ALTER FUNCTION alpha.myfunc() OWNER TO greg;

Note the fully qualified "alpha.myfunc". This is a problem, and the sed trick above will not replace this "alpha" with "beta", nor is there a simple way to do so, without descending into a dangerous web of regular expressions and slippery assumptions about the file contents. Compare this with the ownership assignments for almost every other object, such as tables:

--
-- Name: mytab; Type: TABLE; Schema: alpha; Owner: greg
--
CREATE TABLE mytab (
    id integer
);

ALTER TABLE mytab OWNER TO greg;

No mention of the "alpha" schema at all, except inside the comment! Before going into why pg_dump is acting like that, I'll present my current favorite solution for making a copy of a schema: using pg_dump and some creative renaming:

$ pg_dump -n alpha -f alpha.schema
$ psql -c 'ALTER SCHEMA alpha RENAME TO alpha_old'
$ psql -f alpha.schema
$ psql -c 'ALTER SCHEMA alpha RENAME TO beta'
$ psql -c 'ALTER SCHEMA alpha_old TO alpha'

This works very well, with the obvious caveat that for a period of time, you don't have your schema available to your applications. Still, a small price to pay for what is most likely a relatively rare event. The sed trick above is also an excellent solution if you don't have to worry about setting ownerships.

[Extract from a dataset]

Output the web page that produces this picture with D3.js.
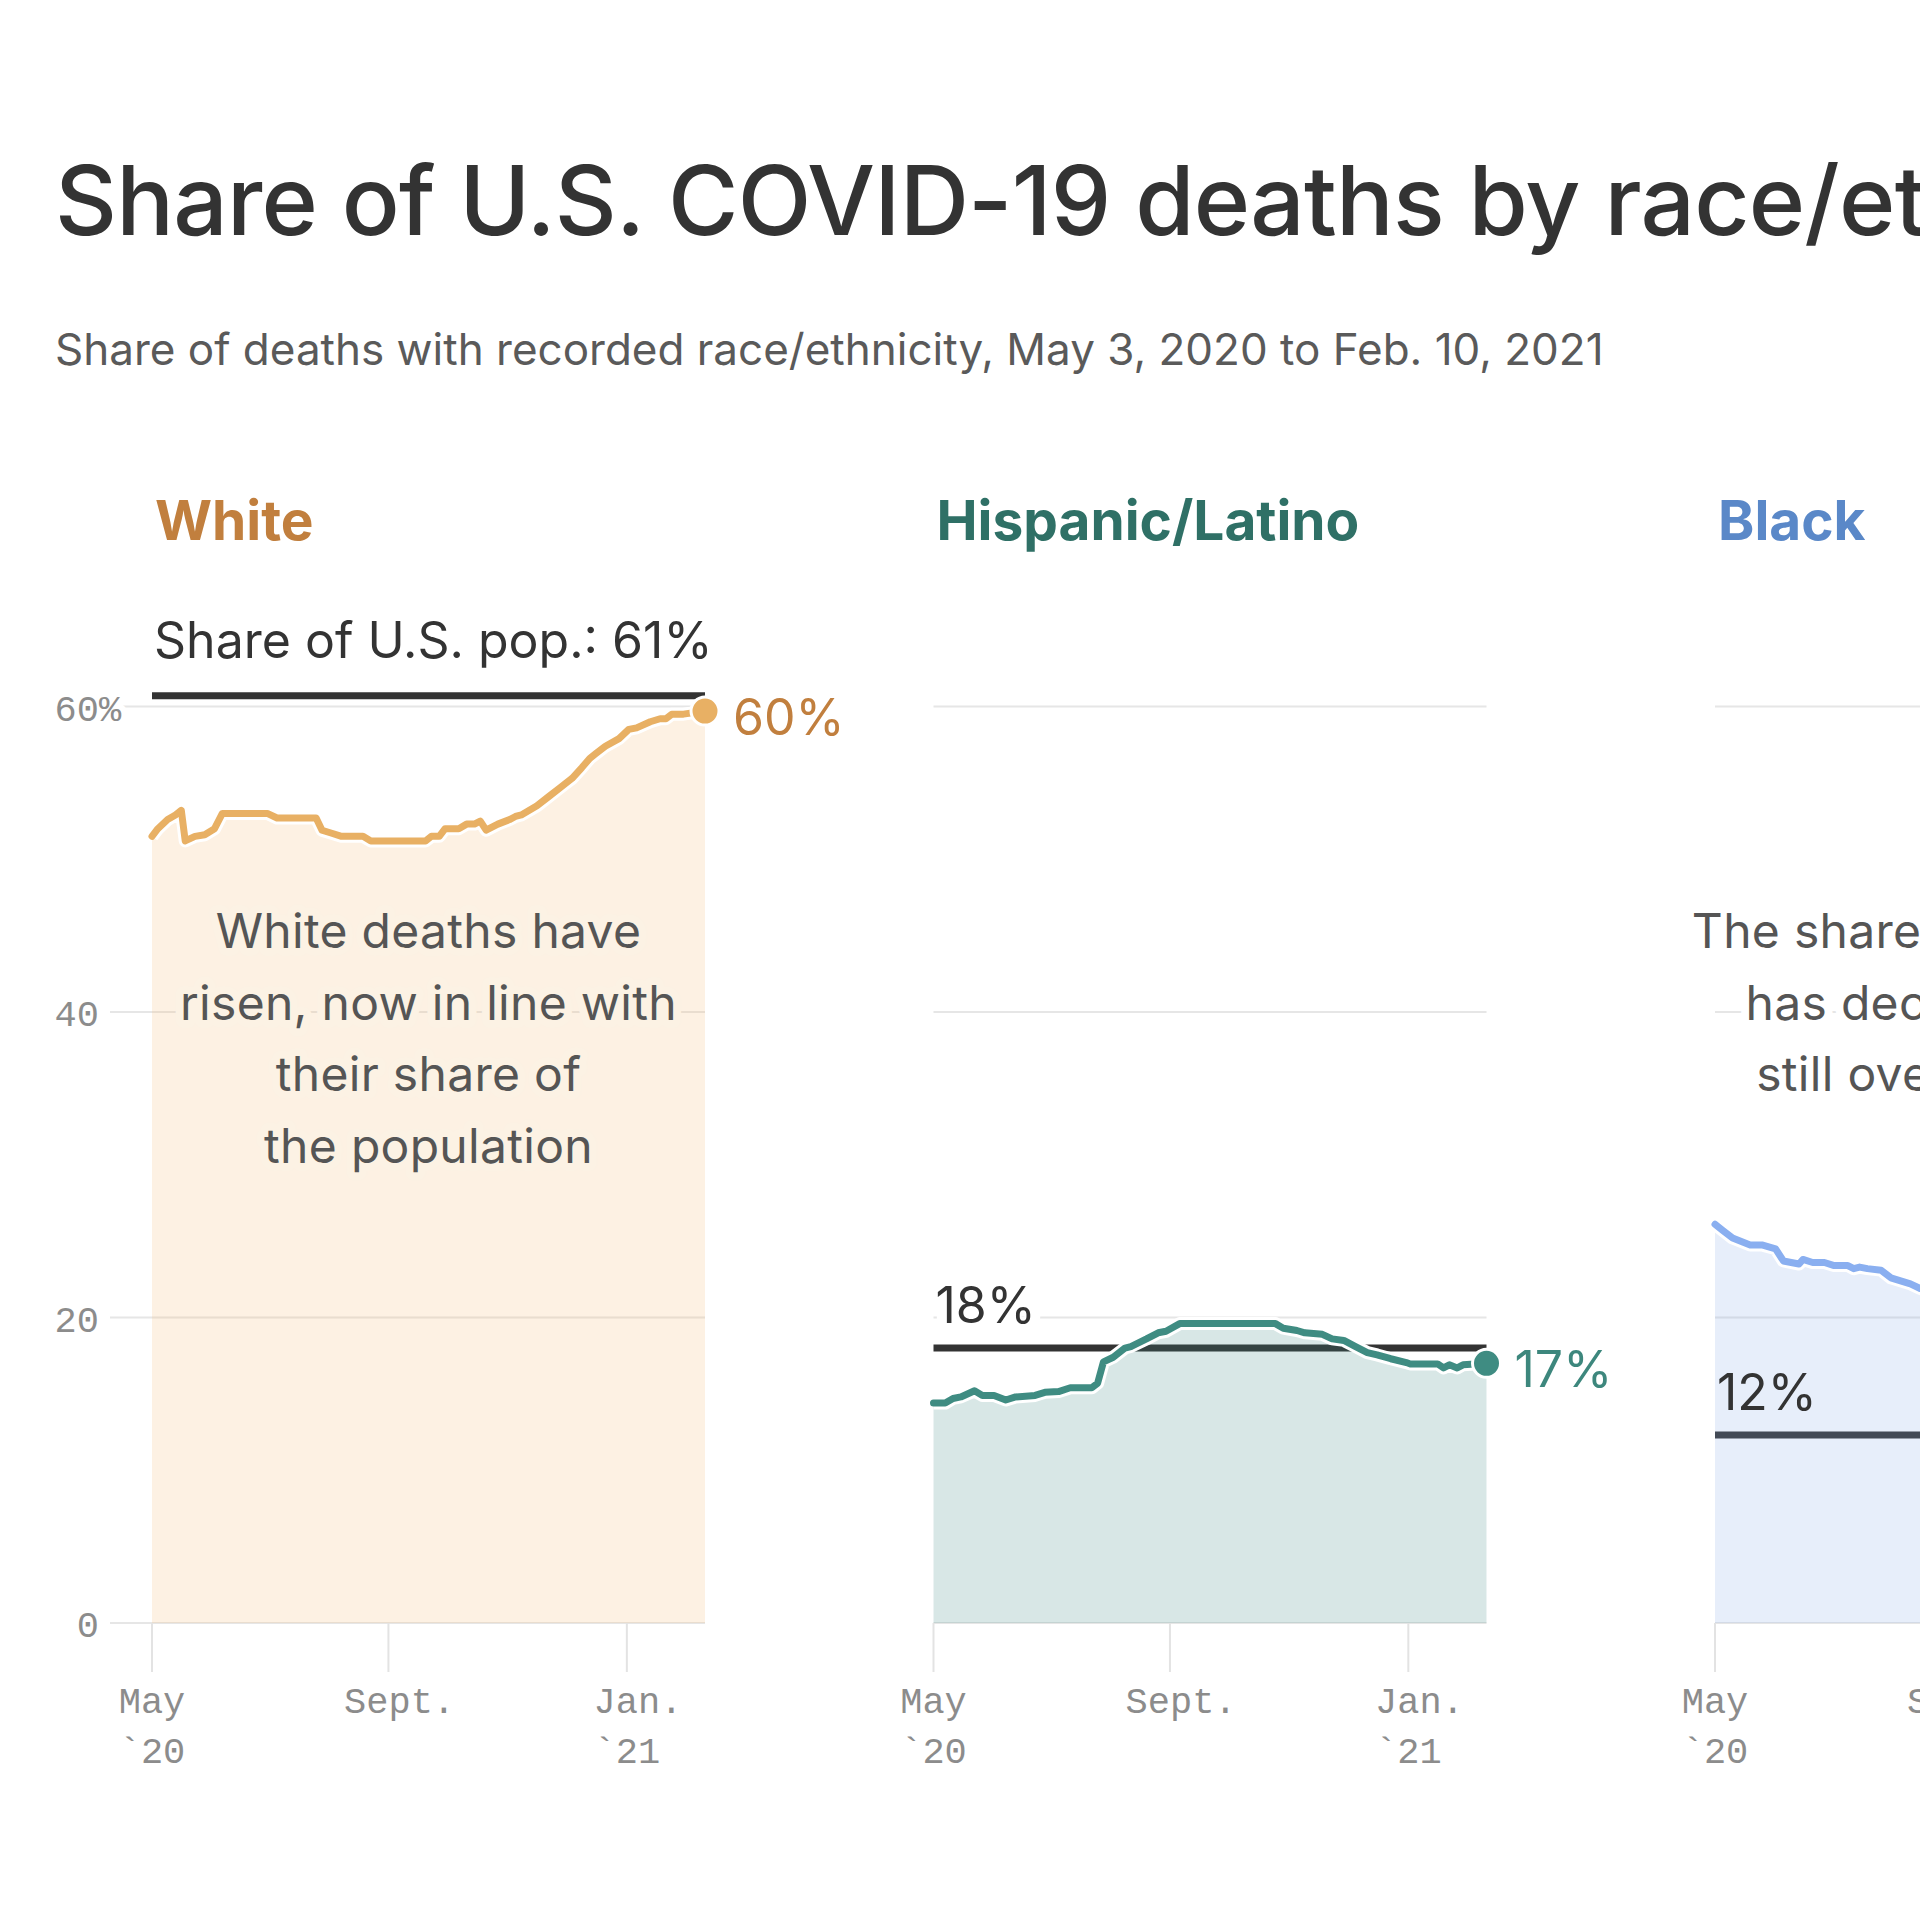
<!DOCTYPE html>
<html><head><meta charset="utf-8">
<script src="https://cdn.jsdelivr.net/npm/d3@7"></script>
<style>
body{margin:0;background:#fff;}
svg{display:block;}
</style></head><body>
<svg id="chart" width="1920" height="1920"></svg>
<script>
// ---------- DATA ----------
const titleText = "Share of U.S. COVID-19 deaths by race/ethnicity";
const subtitleText = "Share of deaths with recorded race/ethnicity, May 3, 2020 to Feb. 10, 2021";
const panelNames = ["White", "Hispanic/Latino", "Black"];
const popShare = [60.7, 18.0, 12.3];
const popLabels = ["Share of U.S. pop.: 61%", "18%", "12%"];

const whiteDates = ["2020-05-03","2020-05-06","2020-05-11","2020-05-15","2020-05-18","2020-05-20","2020-05-25","2020-05-30","2020-06-04","2020-06-08","2020-07-01","2020-07-06","2020-07-26","2020-07-29","2020-08-03","2020-08-08","2020-08-19","2020-08-23","2020-09-20","2020-09-23","2020-09-27","2020-09-30","2020-10-07","2020-10-11","2020-10-15","2020-10-18","2020-10-21","2020-10-27","2020-11-02","2020-11-05","2020-11-08","2020-11-16","2020-11-22","2020-11-28","2020-12-04","2020-12-09","2020-12-13","2020-12-16","2020-12-21","2020-12-28","2021-01-02","2021-01-06","2021-01-13","2021-01-18","2021-01-21","2021-01-24","2021-01-30","2021-02-10"];
const whiteValues = [51.5,52.0,52.6,52.9,53.2,51.2,51.5,51.6,52.0,53.0,53.0,52.7,52.7,51.9,51.7,51.5,51.5,51.2,51.2,51.5,51.5,52.0,52.0,52.3,52.3,52.5,51.9,52.3,52.6,52.8,52.9,53.5,54.1,54.7,55.3,56.0,56.6,56.9,57.4,57.9,58.5,58.6,59.0,59.2,59.2,59.5,59.5,59.7];

const hispanicDates = ["2020-05-03","2020-05-09","2020-05-13","2020-05-17","2020-05-24","2020-05-28","2020-06-03","2020-06-09","2020-06-14","2020-06-24","2020-06-29","2020-07-06","2020-07-12","2020-07-23","2020-07-26","2020-07-29","2020-08-03","2020-08-09","2020-08-12","2020-08-20","2020-08-26","2020-08-30","2020-09-06","2020-10-25","2020-10-29","2020-11-05","2020-11-09","2020-11-18","2020-11-23","2020-11-29","2020-12-05","2020-12-11","2020-12-16","2020-12-23","2020-12-31","2021-01-02","2021-01-16","2021-01-19","2021-01-22","2021-01-26","2021-01-29","2021-02-10"];
const hispanicValues = [14.4,14.4,14.7,14.8,15.2,14.9,14.9,14.6,14.8,14.9,15.1,15.15,15.4,15.4,15.7,17.1,17.4,18.0,18.1,18.6,19.0,19.1,19.6,19.6,19.3,19.15,19.0,18.9,18.6,18.5,18.1,17.7,17.55,17.3,17.05,16.96,16.96,16.7,16.9,16.7,16.9,17.0];

const blackDates = ["2020-05-03","2020-05-07","2020-05-12","2020-05-21","2020-05-27","2020-06-03","2020-06-07","2020-06-15","2020-06-17","2020-06-22","2020-06-28","2020-07-03","2020-07-10","2020-07-13","2020-07-16","2020-07-20","2020-07-27","2020-08-01","2020-08-06","2020-08-11","2020-08-16","2020-09-01","2020-10-01","2020-11-01","2020-12-01","2021-01-01","2021-02-10"];
const blackValues = [26.1,25.7,25.2,24.75,24.75,24.5,23.7,23.5,23.8,23.6,23.6,23.4,23.4,23.2,23.3,23.2,23.1,22.6,22.4,22.2,21.9,21.4,20.6,19.6,18.0,16.8,16.0];

const yTicks = [0, 20, 40, 60];
const yTickSuffix = ["", "", "", "%"];
const xTickDates = ["2020-05-03", "2020-09-01", "2021-01-01"];
const xTickLine1 = ["May", "Sept.", "Jan."];
const xTickLine2 = ["`20", "", "`21"];
const domainDates = ["2020-05-03", "2021-02-10"];

const annotations = [
  ["White deaths have", "risen, now in line with", "their share of", "the population"],
  [],
  ["The share of Black deaths", "has decreased, but is", "still overrepresented"]
];

// ---------- STYLE ----------
const lineColors = ["#e8b064", "#3f8c82", "#8aaff0"];
const areaColors = ["#f3bb72", "#3c8782", "#87aae6"];
const titleColors = ["#c17f3e", "#2f7066", "#5a88c8"];
const endLabelColors = ["#c17f3e", "#3d877d", "#5a88c8"];
const annoHalo = ["#fcf2e4", "#ffffff", "#ffffff"];
const popHalo = ["#ffffff", "#ffffff", "none"];
const popLabelGap = [38, 25, 25];

const sans = "Inter, 'Noto Sans', sans-serif";
const mono = "'Liberation Mono', 'DejaVu Sans Mono', monospace";

const panelLeft0 = 152, panelStep = 781.5, panelW = 553;
const yBottom = 1623, yTop = 706.5;

const parse = d3.timeParse("%Y-%m-%d");
const series = [
  whiteDates.map((d, i) => ({date: parse(d), v: whiteValues[i]})),
  hispanicDates.map((d, i) => ({date: parse(d), v: hispanicValues[i]})),
  blackDates.map((d, i) => ({date: parse(d), v: blackValues[i]}))
];

const svg = d3.select("#chart");
svg.append("rect").attr("width", 1920).attr("height", 1920).attr("fill", "#fff");

svg.append("text").attr("x", 55).attr("y", 235)
  .attr("font-family", sans).attr("font-size", 96).attr("font-weight", 500)
  .attr("letter-spacing", -0.8).attr("fill", "#333").text(titleText);
svg.append("text").attr("x", 55).attr("y", 365)
  .attr("font-family", sans).attr("font-size", 44).attr("font-weight", 400)
  .attr("letter-spacing", 0).attr("fill", "#5a5a5a").text(subtitleText);

const x = d3.scaleTime().domain(domainDates.map(parse)).range([0, panelW]);
const y = d3.scaleLinear().domain([0, 60]).range([yBottom, yTop]);

const area = d3.area().x(d => x(d.date)).y0(y(0)).y1(d => y(d.v));
const line = d3.line().x(d => x(d.date)).y(d => y(d.v));

panelNames.forEach((name, i) => {
  const g = svg.append("g").attr("transform", `translate(${panelLeft0 + i * panelStep},0)`);
  const data = series[i];

  // panel title
  g.append("text").attr("x", 3).attr("y", 540)
    .attr("font-family", sans).attr("font-size", 55).attr("font-weight", 700)
    .attr("fill", titleColors[i]).text(name);

  // gridlines
  g.selectAll(".grid").data(yTicks).join("line")
    .attr("x1", i === 0 ? -42 : 0).attr("x2", panelW)
    .attr("y1", d => y(d)).attr("y2", d => y(d))
    .attr("stroke", "#e6e6e6").attr("stroke-width", 2);

  // x ticks
  const tickDates = xTickDates.map(parse);
  g.selectAll(".xtick").data(tickDates).join("line")
    .attr("x1", d => x(d)).attr("x2", d => x(d))
    .attr("y1", yBottom).attr("y2", yBottom + 49)
    .attr("stroke", "#e3e3e3").attr("stroke-width", 2);

  const xl = g.selectAll(".xlab").data(tickDates).join("text")
    .attr("font-family", mono).attr("font-size", 37).attr("fill", "#8c8c8c");
  xl.each(function(d, k) {
    const t = d3.select(this);
    t.append("tspan").attr("x", 0).attr("y", 1713).text(xTickLine1[k]);
    if (xTickLine2[k]) t.append("tspan").attr("x", 0).attr("y", 1763).text(xTickLine2[k]);
    const charW = this.querySelector("tspan").getComputedTextLength() / xTickLine1[k].length;
    const n = xTickLine1[k].replace(/\.$/, "").length;
    const left = x(d) - charW * n / 2;
    t.selectAll("tspan").attr("x", left);
  });

  // y labels (first panel only): numbers right-aligned, suffix hangs outside
  if (i === 0) {
    yTicks.forEach((t, k) => {
      const base = y(t) + 14;
      const lab = g.append("text").attr("x", -53).attr("y", base).attr("text-anchor", "end")
        .attr("font-family", mono).attr("font-size", 37).attr("fill", "#8c8c8c")
        .attr("stroke", "#fff").attr("stroke-width", 12).attr("stroke-linejoin", "round")
        .attr("paint-order", "stroke").text(t);
      if (yTickSuffix[k]) {
        const w = lab.node().getComputedTextLength();
        lab.attr("text-anchor", "start").attr("x", -53 - w).text(t + yTickSuffix[k]);
      }
    });
  }

  // population line
  const py = y(popShare[i]);
  g.append("line").attr("x1", 0).attr("x2", panelW).attr("y1", py).attr("y2", py)
    .attr("stroke", "#333").attr("stroke-width", 7);

  // area
  g.append("path").datum(data).attr("d", area)
    .attr("fill", areaColors[i]).attr("fill-opacity", 0.2);

  // annotation
  annotations[i].forEach((txt, k) => {
    g.append("text").attr("x", panelW / 2).attr("y", 948 + k * 71.5)
      .attr("text-anchor", "middle").attr("font-family", sans).attr("font-size", 48)
      .attr("letter-spacing", 0.3)
      .attr("fill", "#555").attr("stroke", annoHalo[i]).attr("stroke-width", 16)
      .attr("stroke-linejoin", "round").attr("paint-order", "stroke").text(txt);
  });

  // pop label
  g.append("text").attr("x", 2).attr("y", py - popLabelGap[i])
    .attr("font-family", sans).attr("font-size", 50).attr("fill", "#333")
    .attr("stroke", popHalo[i]).attr("stroke-width", 20).attr("stroke-linejoin", "round")
    .attr("paint-order", "stroke").text(popLabels[i]);

  // data line with halo
  g.append("path").datum(data).attr("d", line).attr("fill", "none")
    .attr("stroke", "#fff").attr("stroke-width", 13).attr("stroke-linejoin", "round");
  g.append("path").datum(data).attr("d", line).attr("fill", "none")
    .attr("stroke", lineColors[i]).attr("stroke-width", 7)
    .attr("stroke-linejoin", "round").attr("stroke-linecap", "round");

  // end dot + label
  const last = data[data.length - 1];
  const dx = x(last.date), dy = y(last.v);
  g.append("circle").attr("cx", dx).attr("cy", dy).attr("r", 14)
    .attr("fill", lineColors[i]).attr("stroke", "#fff").attr("stroke-width", 3);
  g.append("text").attr("x", dx + 28).attr("y", dy + 24)
    .attr("font-family", sans).attr("font-size", 50).attr("fill", endLabelColors[i])
    .text(Math.round(last.v) + "%");
});
</script>
</body></html>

Getting back to pg_dump, why is it schema-qualifying some ownerships, despite a search_path being used? The answer seems to lie in src/bin/pg_dump/pg_backup_archiver.c:

  /*                                                                                                                                                      
     * These object types require additional decoration.  Fortunately, the                                                                                  
     * information needed is exactly what's in the DROP command.                                                                                            
     */
    if (strcmp(type, "AGGREGATE") == 0 ||
        strcmp(type, "FUNCTION") == 0 ||
        strcmp(type, "OPERATOR") == 0 ||
        strcmp(type, "OPERATOR CLASS") == 0 ||
        strcmp(type, "OPERATOR FAMILY") == 0)
    {
        /* Chop "DROP " off the front and make a modifiable copy */
        char       *first = pg_strdup(te->dropStmt + 5);

Well, that's an ugly elegant hack and explains why the schema name keeps popping up for functions, aggregates, and operators: because their names can be tricky, pg_dump hacks apart the already existing DROP statement built for the object, which unfortunately is schema-qualified. Thus, we get the redundant (and sed-busting) schema qualification!

Even with all of that, it is still always recommended to use pg_dump when trying to create DDL. Someday Postgres will have a DDL API to allow such things, and/or commands like MySQL's SHOW CREATE TABLE, but until then, use pg_dump, even if it means a few other contortions.